Thursday, November 1, 2012

Coming Soon: Publications Highlight Lessons Learned from the Developmental Education Initiative

The three-year Developmental Education Initiative (DEI) is drawing to a close. While the participating colleges and states are moving ahead with many of their expanded developmental education efforts, this also is a time to reflect on what we’ve learned over the last three years. We wanted to alert you to four upcoming publications from DEI partners that will delve into questions about success, challenges, and insights into where college, state, and funder priorities ought to be going forward. These publications, summarized below, will be released over the next three months. We’ll alert you when they hit the streets! We hope you’ll read them, share them, and make connections to your own work and learning.
 

Bringing Developmental Education to Scale: Lessons from the Developmental Education Initiative
Janet C. Quint, Shanna S. Jaggars, D. Crystal Byndloss, and Asya Magazinnik, MDRC and Community College Research Center
This second and final report from the official evaluation of the DEI colleges examines the degree to which the institutions scaled up their chosen developmental education reforms to serve more students, the factors that affected their ability to expand these programs and practices, and the extent to which these strategies were associated with improved student outcomes. It also considers ways that participation in DEI influenced the colleges more broadly. For these reasons, it may be of interest to other colleges looking to scale-up reforms, especially those related to instruction and the provision of student supports, as well as to funders concerned about how best to help community colleges bring promising ideas to scale. The evaluation, conducted by MDRC and its partner, the Community College Research Center at Teachers College, Columbia University, draws on both qualitative data (primarily interviews with key personnel at all 15 institutions) and quantitative data (information on participation and on student outcomes that the colleges regularly collected).
 

Ahead of the Curve: State Success in the Developmental Education Initiative
David Altstadt for Jobs for the Future
Building on their work through Achieving the Dream, six states and 15 community colleges joined the Developmental Education Initiative in 2009 to take on the daunting challenge of improving the success of students who enter the community college academically underprepared. Teams from the six DEI states— Connecticut, Florida, North Carolina, Ohio, Texas, and Virginia —working with Jobs for the Future, which has managed the DEI state policy effort, co-developed an ambitious, evidence-based state policy framework to guide large-scale, multi-faceted reforms in how community colleges provide underprepared students with the skills they need to succeed in college courses. Three years later, with the initiative winding down, these states have made significant progress in adopting the DEI policy recommendations and, as a result, they have augmented, accelerated, and spread developmental education systems change across their community colleges. Ahead of the Curve spotlights the major policy accomplishments of the Developmental Education Initiative by profiling specific innovations in each of the six states and by documenting the degree to which these states have pursued common strategies and policy levers contained in the initiative’s systems-change framework.
 

Presidential Reflections: What DEI Taught Us
Edited by Madeline Patton for MDC
The Developmental Education Initiative asked 15 college leaders to take what they’d learned in early Achieving the Dream efforts and apply that to the challenge of scaling up: what resources, policies, and practices are essential to scaling up effective developmental education efforts? Finding ways to move more students through developmental education more quickly—or bypass it altogether—while maintaining successful student outcomes required leadership and commitment from every level of the organization. In this essay collection, the presidents of the 15 DEI colleges reflect on what they learned about building, embedding, and maintaining systemic change in their institutions—particularly in the difficult field of developmental education— through work with their trustees, students, faculty, staff, and community. They discuss how they and their colleges took on identifying successful innovations and scaling them up in the midst of leadership transitions, serious reductions in financial resources, and major changes in organizational structure.
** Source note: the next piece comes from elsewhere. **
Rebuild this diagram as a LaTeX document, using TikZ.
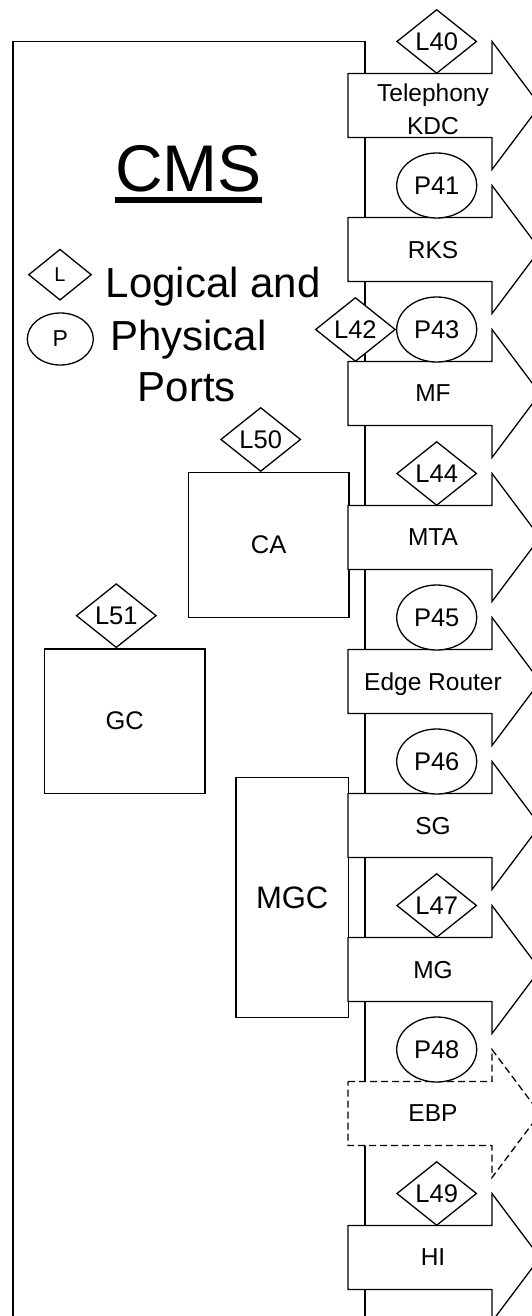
\documentclass[tikz,border=0pt]{standalone}
\usepackage{fontspec}
\setmainfont{Liberation Sans}
\usepackage{tikz}
\usetikzlibrary{positioning,shapes.geometric}

\begin{document}
\begin{tikzpicture}[x=1pt, y=-1pt, line width=1.3pt,
    box/.style={rectangle, draw, fill=white, inner sep=0pt, font=\fontsize{25.5}{30}\selectfont},
    ldiamond/.style={diamond, draw, fill=white, inner sep=0pt, minimum width=80pt, minimum height=64pt, font=\fontsize{25.5}{30}\selectfont},
    pellipse/.style={ellipse, draw, fill=white, inner sep=0pt, minimum width=80pt, minimum height=65pt, font=\fontsize{25.5}{30}\selectfont},
    bigarrow/.style={draw, fill=white, line join=miter},
    ebpdash/.style={dash pattern=on 7pt off 4pt},
    arrowlabel/.style={align=center, inner sep=0pt, text depth=0pt, font=\fontsize{24.5}{32.5}\selectfont},
    legend/.style={anchor=base west, inner sep=0pt, font=\fontsize{42}{50}\selectfont}]
    \useasboundingbox (0,0) rectangle (532,1316);
    \clip (0,0) rectangle (532,1316);

    % CMS frame, open at the bottom
    \node[draw, line width=1.5pt, anchor=north west, minimum width=352pt, minimum height=1320pt, inner sep=0pt] (cms) at (12.3,40.7) {};
    \node[anchor=base, inner sep=0pt, font=\fontsize{66}{70}\selectfont] (title) at (188.5,192)
        {\setbox0\hbox{CMS}\rlap{\rule[-10.5pt]{\wd0}{5.5pt}}\box0};

    % legend
    \node[ldiamond, minimum width=63pt, minimum height=51pt, font=\fontsize{20}{22}\selectfont] (legl) at (60,274.7) {L};
    \node[pellipse, minimum width=66pt, minimum height=52pt, font=\fontsize{23}{26}\selectfont] (legp) at (60.3,339) {P};
    \node[legend] (leglogical) at (105,297) {Logical and};
    \node[legend] (legphysical) at (109.5,350) {Physical};
    \node[legend] (legports) at (137,401.7) {Ports};

    % inner elements
    \node[box, minimum width=160.5pt, minimum height=144.5pt] (ca) at (268.7,545) {CA};
    \node[box, minimum width=160.5pt, minimum height=144.5pt] (gc) at (124.7,721.2) {GC};
    \node[box, minimum width=112.3pt, minimum height=240.4pt, font=\fontsize{31}{36}\selectfont] (mgc) at (292.2,897.5) {MGC};
    \node[ldiamond, above=0pt of ca, xshift=-8pt] (L50) {L50};
    \node[ldiamond, above=0pt of gc, xshift=-8.4pt] (L51) {L51};

    % interface arrows
    \foreach \i/\nm/\txt/\ln/\sh in {0/kdc/{Telephony\\KDC}/solid/3.5, 1/rks/RKS/solid/0, 2/mf/MF/solid/0,
        3/mta/MTA/solid/0, 4/er/Edge Router/solid/0, 5/sg/SG/solid/0, 6/mg/MG/solid/0,
        7/ebp/EBP/ebpdash/0, 8/hi/HI/solid/0}{
        \pgfmathsetmacro{\y}{105.5+144*\i}
        \draw[bigarrow, \ln] (348,\y-32) -- (492,\y-32) -- (492,\y-64) -- (540,\y)
            -- (492,\y+64) -- (492,\y+32) -- (348,\y+32) -- cycle;
        \node[arrowlabel] (\nm) at (433,\y+\sh) {\txt};
    }

    % ports
    \foreach \i/\nm/\shp in {0/L40/ldiamond, 1/P41/pellipse, 2/P43/pellipse, 3/L44/ldiamond,
        4/P45/pellipse, 5/P46/pellipse, 6/L47/ldiamond, 7/P48/pellipse, 8/L49/ldiamond}{
        \node[\shp] (\nm) at (436.7,{105.5+144*\i-64}) {\nm};
    }
    \node[ldiamond, left=0pt of P43] (L42) {L42};
\end{tikzpicture}
\end{document}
What We Know: A Synthesis of DEI College Learning
Abby Parcell, MDC, and Cynthia Ferrell, Community College Leadership Program
In February 2012, MDC convened DEI college teams composed of faculty, administrators, and presidents. We mixed them up—different colleges, different states, different roles—and asked them to create the ideal path for underprepared students to get from college entry to credential completion. Drawing on their collective knowledge, particularly what they’d learned during DEI, the teams considered four points of interaction with students or potential students: early intervention and access, advising and support services, developmental education instruction, and alignment with credential and degree programs. Six teams and six hours later, we had six designs that displayed a remarkable amount of consensus about the programs, policies, and institutional supports needed to help any student be successful on the path from college enrollment to credential completion. What We Know is a synthesis of our DEI experts’ recommended best program bets, and related critical institutional policies for helping all students succeed at what they set out to accomplish in community college.